Data section:
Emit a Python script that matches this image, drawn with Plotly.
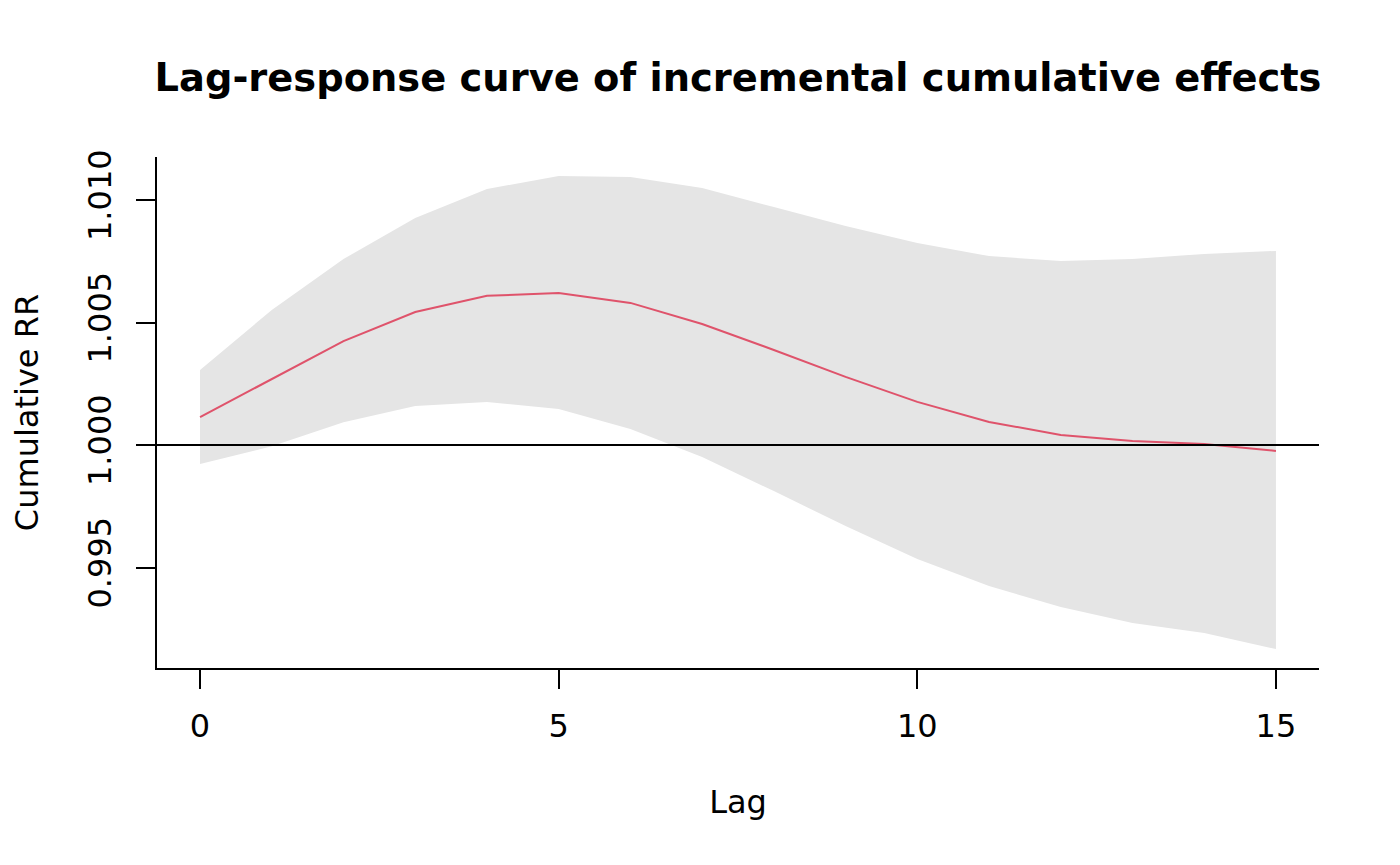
import plotly.graph_objects as go

lag = list(range(16))
rr_fit = [1.00114, 1.00270, 1.00424, 1.00543, 1.00609, 1.00620, 1.00580, 1.00494,
          1.00388, 1.00278, 1.00176, 1.00094, 1.00041, 1.00016, 1.00004, 0.99976]
rr_high = [1.00306, 1.00551, 1.00759, 1.00927, 1.01045, 1.01098, 1.01094, 1.01049,
           1.00971, 1.00894, 1.00824, 1.00771, 1.00751, 1.00759, 1.00780, 1.00792]
rr_low = [0.99922, 0.99995, 1.00093, 1.00159, 1.00176, 1.00147, 1.00065, 0.99951,
          0.99812, 0.99669, 0.99535, 0.99424, 0.99339, 0.99273, 0.99233, 0.99167]
x_ticks = [0, 5, 10, 15]
y_ticks = [0.995, 1.000, 1.005, 1.010]
y_tick_text = ["0.995", "1.000", "1.005", "1.010"]

FONT = "DejaVu Sans"

fig = go.Figure()
fig.add_trace(go.Scatter(
    x=lag + lag[::-1], y=rr_high + rr_low[::-1],
    fill="toself", fillcolor="#E5E5E5", line=dict(width=0),
    mode="lines", hoverinfo="skip", showlegend=False))
fig.add_hline(y=1.0, line=dict(color="black", width=2))
fig.add_trace(go.Scatter(
    x=lag, y=rr_fit, mode="lines",
    line=dict(color="#DF536B", width=2), showlegend=False))

fig.update_layout(
    width=1400, height=865,
    margin=dict(l=149, r=89, t=149, b=205),
    paper_bgcolor="white", plot_bgcolor="white",
    font=dict(family=FONT, size=32, color="black"),
    title=dict(text="<b>Lag-response curve of incremental cumulative effects</b>",
               x=0.5, xref="paper", xanchor="center",
               y=1 - 70 / 865, yref="container", yanchor="middle",
               font=dict(family=FONT, size=38.4, color="black")),
)
fig.update_xaxes(
    range=[-0.6, 15.6], tickvals=x_ticks, ticktext=[str(v) for v in x_ticks],
    showgrid=False, zeroline=False, showline=True, linecolor="black", linewidth=2,
    ticks="outside", ticklen=19, tickwidth=2, tickcolor="black",
    ticklabelstandoff=10,
    title=dict(text="Lag", standoff=46, font=dict(size=32)))
fig.update_yaxes(
    range=[0.990898, 1.011755], tickvals=y_ticks, ticktext=y_tick_text,
    tickangle=-90,
    showgrid=False, zeroline=False, showline=True, linecolor="black", linewidth=2,
    ticks="outside", ticklen=19, tickwidth=2, tickcolor="black",
    ticklabelstandoff=12,
    title=dict(text="Cumulative RR", standoff=40, font=dict(size=32)))

fig.write_html("out.html")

Short exercise:
Write out nothing but the lines from the start of the data through the line with "import plotly.graph_objects as go". Leave out the pictures.

Full answer:
Emit a Python script that matches this image, drawn with Plotly.
import plotly.graph_objects as go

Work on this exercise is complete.